While trying to hire a DJ for the reception, Miguel and Brad become drunk at a club and are arrested after an altercation. When Marcus and Lucia go to pick them up from the station, an argument erupts in which Miguel feels that Marcus is freeloading off of Lucia since he will be working as a doctor without pay and still believes that she is becoming a lawyer. When Lucia does not come to his defense, Marcus feels abandoned, leading to another argument between them. When Lucia questions if Marcus still wants to get married, he replies "I don't know", which leads her to call off the nuptials. Angered when Sonia refers to the wedding as "our wedding" and Miguel offers to "toss the ball" at the news, Lucia finally admits all the secrets she has been keeping from her parents, leaving them shocked.

Brad and Angie have begun seeing each other after a lifetime of friendship, which ends quickly once Angie sees another one-night-stand in Brad's home. Marcus and Brad have a sincere conversation while attempting to cope with their mutual loss and help each other realize how much they truly love their significant others. Miguel assures Lucia that he will always love and be proud of her as long as she is honest with him, and only wants her to be happy. He also gifts a classic lowrider he was renovating for Lucia as a graduation/wedding gift to Sonia to apologize for how he has let their marriage stagnate, assuring her he will always find her attractive and want to have fun with her. Isabel helps Lucia realize that she still loves Marcus, and pushes her to reunite with him. Lucia goes to Brad's home and tries to serenade Marcus, saying she is happy to marry Marcus in a way that is only for them, while Marcus apologizes for making her feel she must choose between him and her family.

The day of the wedding arrives, and events quickly turn chaotic as the extended families begin to clash, while Miguel and Brad finally seem to be working together for their children's happiness. Just before the ceremony begins, Marcus asks Miguel for Lucia's hand in marriage as a gesture of good will, which Miguel grants as a sign of respect and acceptance.
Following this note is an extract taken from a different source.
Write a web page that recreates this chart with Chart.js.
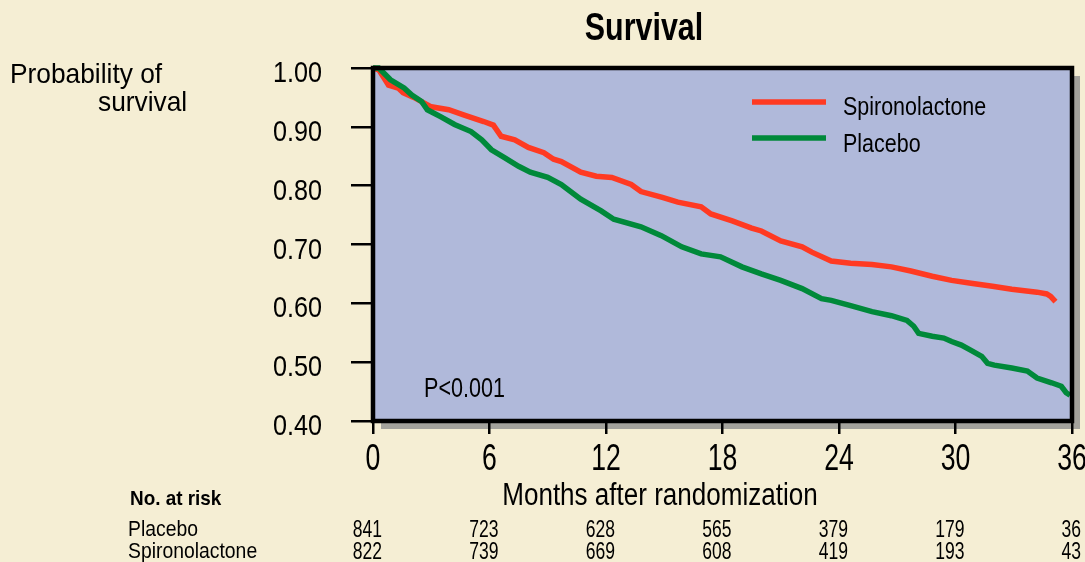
<!DOCTYPE html>
<html>
<head>
<meta charset="utf-8">
<script src="https://cdn.jsdelivr.net/npm/chart.js@4/dist/chart.umd.min.js"></script>
<style>
  body { margin: 0; background: #f5eed4; }
  canvas { display: block; }
</style>
</head>
<body>
<canvas id="kmChart" width="1085" height="562"></canvas>
<script>
// Kaplan-Meier curves (months, probability)
const spiroMonths = [0, 0.3, 0.8, 1.3, 1.55, 2.1, 3.0, 3.9, 4.7, 5.7, 6.2, 6.6, 7.3, 8.0, 8.8, 9.3, 9.7, 10.7, 11.5, 12.3, 13.3, 13.8, 14.9, 15.7, 16.9, 17.4, 18.5, 19.5, 20.0, 21.0, 22.1, 22.6, 23.6, 24.6, 25.7, 26.7, 27.7, 28.8, 29.8, 30.8, 31.9, 32.9, 34.2, 34.7, 34.9, 35.15];
const spiroSurv   = [1.0, 0.997, 0.971, 0.966, 0.958, 0.95, 0.934, 0.929, 0.92, 0.909, 0.903, 0.884, 0.878, 0.865, 0.856, 0.845, 0.841, 0.823, 0.816, 0.814, 0.802, 0.79, 0.78, 0.772, 0.764, 0.752, 0.74, 0.728, 0.723, 0.706, 0.696, 0.687, 0.672, 0.668, 0.666, 0.662, 0.655, 0.646, 0.639, 0.634, 0.629, 0.624, 0.619, 0.616, 0.612, 0.603];

const placeboMonths = [0, 0.3, 0.9, 1.6, 2.0, 2.5, 2.8, 3.5, 4.2, 5.05, 5.6, 6.1, 6.75, 7.5, 8.1, 9.0, 9.7, 10.7, 11.75, 12.4, 13.8, 14.85, 15.9, 16.9, 17.9, 19.0, 20.0, 21.0, 22.1, 23.1, 23.6, 24.6, 25.7, 26.7, 27.5, 27.85, 28.1, 28.8, 29.4, 29.8, 30.3, 30.8, 31.35, 31.65, 32.0, 32.9, 33.7, 34.2, 34.95, 35.45, 35.7, 35.9];
const placeboSurv   = [1.0, 1.0, 0.98, 0.966, 0.954, 0.943, 0.929, 0.917, 0.904, 0.892, 0.878, 0.861, 0.848, 0.833, 0.823, 0.814, 0.802, 0.777, 0.757, 0.743, 0.73, 0.715, 0.696, 0.684, 0.679, 0.662, 0.65, 0.639, 0.625, 0.608, 0.605, 0.596, 0.586, 0.579, 0.571, 0.561, 0.549, 0.544, 0.541, 0.535, 0.529, 0.52, 0.51, 0.498, 0.495, 0.49, 0.485, 0.473, 0.465, 0.459, 0.448, 0.444];

// number at risk table
const riskMonths = [0, 6, 12, 18, 24, 30, 36];
const riskPlacebo = [841, 723, 628, 565, 379, 179, 36];
const riskSpiro = [822, 739, 669, 608, 419, 193, 43];

const RED = '#ff3a22';
const GREEN = '#00893a';

const toXY = (xs, ys) => xs.map((m, i) => ({ x: m, y: ys[i] }));

// the original uses a condensed Helvetica; squeeze Liberation Sans to match
function txt(ctx, s, x, y, size, sx, align, bold) {
  ctx.save();
  ctx.translate(x, y);
  ctx.scale(sx, 1);
  ctx.font = (bold ? 'bold ' : '') + size + "px 'Liberation Sans', Arial, sans-serif";
  ctx.textAlign = align;
  ctx.textBaseline = 'alphabetic';
  ctx.fillStyle = '#000';
  ctx.fillText(s, 0, 0);
  ctx.restore();
}

const framePlugin = {
  id: 'frame',
  beforeDraw(chart) {
    const { ctx, chartArea: a } = chart;
    ctx.save();
    ctx.fillStyle = '#f5eed4';
    ctx.fillRect(0, 0, chart.width, chart.height);
    // drop shadow
    ctx.fillStyle = '#a3a29c';
    ctx.fillRect(a.left + 8, a.top + 8, a.right - a.left, a.bottom - a.top);
    ctx.fillStyle = '#b0b9da';
    ctx.fillRect(a.left, a.top, a.right - a.left, a.bottom - a.top);
    ctx.restore();
  },
  afterDatasetsDraw(chart) {
    const { ctx, chartArea: a, scales } = chart;
    ctx.save();
    ctx.strokeStyle = '#000';
    ctx.lineWidth = 4.5;
    ctx.strokeRect(a.left, a.top, a.right - a.left, a.bottom - a.top);
    ctx.restore();

    // tick labels
    scales.y.ticks.forEach(t => {
      const y = scales.y.getPixelForValue(t.value);
      txt(ctx, t.value.toFixed(2), 322, y + 14, 30, 0.84, 'right');
    });
    scales.x.ticks.forEach(t => {
      const x = scales.x.getPixelForValue(t.value);
      txt(ctx, String(t.value), x, 470, 37, 0.72, 'center');
    });

    txt(ctx, 'Survival', 644, 40, 39, 0.78, 'center', true);
    txt(ctx, 'Probability of', 10, 83, 28, 0.94, 'left');
    txt(ctx, 'survival', 98, 111, 28, 0.94, 'left');

    // legend inside plot
    const items = [['Spironolactone', RED, 102, 115], ['Placebo', GREEN, 138, 152]];
    items.forEach(([label, color, y, base]) => {
      ctx.save();
      ctx.strokeStyle = color;
      ctx.lineWidth = 5.5;
      ctx.beginPath();
      ctx.moveTo(752, y);
      ctx.lineTo(826, y);
      ctx.stroke();
      ctx.restore();
      txt(ctx, label, 843, base, 26.5, 0.81, 'left');
    });

    txt(ctx, 'P<0.001', 424, 397, 28, 0.77, 'left');
    txt(ctx, 'Months after randomization', 660, 505, 31, 0.84, 'center');

    // risk table
    txt(ctx, 'No. at risk', 130, 505, 21, 0.9, 'left', true);
    txt(ctx, 'Placebo', 128, 536, 22, 0.88, 'left');
    txt(ctx, 'Spironolactone', 128, 558, 22, 0.88, 'left');
    riskMonths.forEach((m, i) => {
      const x = scales.x.getPixelForValue(m) + 9;
      txt(ctx, String(riskPlacebo[i]), x, 537, 24, 0.73, 'right');
      txt(ctx, String(riskSpiro[i]), x, 559, 24, 0.73, 'right');
    });
  }
};

new Chart(document.getElementById('kmChart'), {
  type: 'line',
  data: {
    datasets: [
      {
        label: 'Spironolactone',
        data: toXY(spiroMonths, spiroSurv),
        borderColor: RED,
        borderWidth: 5.5,
        pointRadius: 0,
        tension: 0,
        clip: 6,
        order: 2
      },
      {
        label: 'Placebo',
        data: toXY(placeboMonths, placeboSurv),
        borderColor: GREEN,
        borderWidth: 5.5,
        pointRadius: 0,
        tension: 0,
        clip: 6,
        order: 1
      }
    ]
  },
  options: {
    responsive: false,
    animation: false,
    layout: { padding: { top: 68, right: 13, bottom: 91, left: 0 } },
    plugins: {
      legend: { display: false },
      title: { display: false },
      tooltip: { enabled: false }
    },
    scales: {
      x: {
        type: 'linear',
        min: 0,
        max: 36,
        afterFit: s => { s.height = 50; s.paddingLeft = 0; s.paddingRight = 0; },
        border: { display: false },
        grid: { drawOnChartArea: false, drawTicks: true, tickLength: 13, color: '#000', lineWidth: 2.5 },
        ticks: { stepSize: 6, display: false }
      },
      y: {
        min: 0.4,
        max: 1.0,
        afterFit: s => { s.width = 373; s.paddingTop = 0; s.paddingBottom = 0; },
        border: { display: false },
        grid: { drawOnChartArea: false, drawTicks: true, tickLength: 22, color: '#000', lineWidth: 2.5 },
        ticks: { stepSize: 0.1, display: false }
      }
    }
  },
  plugins: [framePlugin]
});
</script>
</body>
</html>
The ceremony honors traditions from both families, and the reception becomes a joyous occasion. Brad makes an attempt to atone with Angie, apologizing for threatening their relationship and not pursuing her long ago, and promising to commit to her. Marcus and Lucia share a dance, happy that they are married and that their families have found a way to be together.

During the end credits, several pictures of the two families are shown depicting family events, including Isabel's engagement to Harry, who is Asian-American, while Miguel is seen weeping at the troubles ahead.

==Cast==
- Forest Whitaker as Bradford "Brad" Boyd
- America Ferrera as Lucia Ramirez
- Lance Gross as Marcus Boyd
- Carlos Mencia as Miguel Ramirez
- Regina King as Angela
- Diana Maria Riva as Sonia Ramirez
- Anjelah Johnson as Isabel Ramirez
- Shannyn Sossamon as Ashley McPhee
- Charlie Murphy as T.J.
- Harry Shum Jr. as Harry (as Harry Shum)
- Hayley Marie Norman as Sienna
- Fred Armisen as Philip Gusto (Deleted Scenes Only)
- Skylan Brooks as Buddy Boyd
- Noel G. as Raymond Mata

==Release==

===Box office===
Our Family Wedding was released in theaters on March 12, 2010. At the end of its theatrical run, it made $20,712,308 in North America.

===Critical reception===
The film received generally negative reviews from critics. Metacritic, which uses a weighted average, assigned the film a score of 38 out of 100, based on 24 critics, indicating "generally unfavorable" reviews.

Roger Ebert gave praise to the performances of Ferrera, Gross and King but was critical of the family problems and the fathers feud coming across as "completely unconvincing" and "painfully forced" towards the end of the film, concluding that: Our Family Wedding is a pleasant but inconsequential comedy, awkward for the actors, and contrived from beginning to end." Andrew Dowler of NOW commended the cast for being "competent and fully energized" throughout the film, highlighting Whitaker and Mencia for emitting "gleeful animosity" while transitioning into more sincere moments, but concluded that: "The story is completely predictable, and director Rick Famuyiwa keeps things moving briskly, but he never builds his gags to laugh-out-loud levels." Lisa Schwarzbaum of Entertainment Weekly gave it an overall "C−" grade, criticizing the film's "broad, bawdy comedy" for allowing its cast to deliver "empty-calorie jokes" and "vigorous buffoonery" throughout its runtime. The A.V. Clubs Nathan Rabin gave the movie a "D−" grade, heavily criticizing Famuyiwa for overusing "the comic possibilities of Viagra" throughout the film and the constant desperate ways the fathers have to fight each other until they make peace for the sake of being "narratively convenient", concluding that: "We remain a nation divided, but hopefully we've at least progressed beyond the need for clumsy message movies about racial tolerance, as fortified with dick jokes."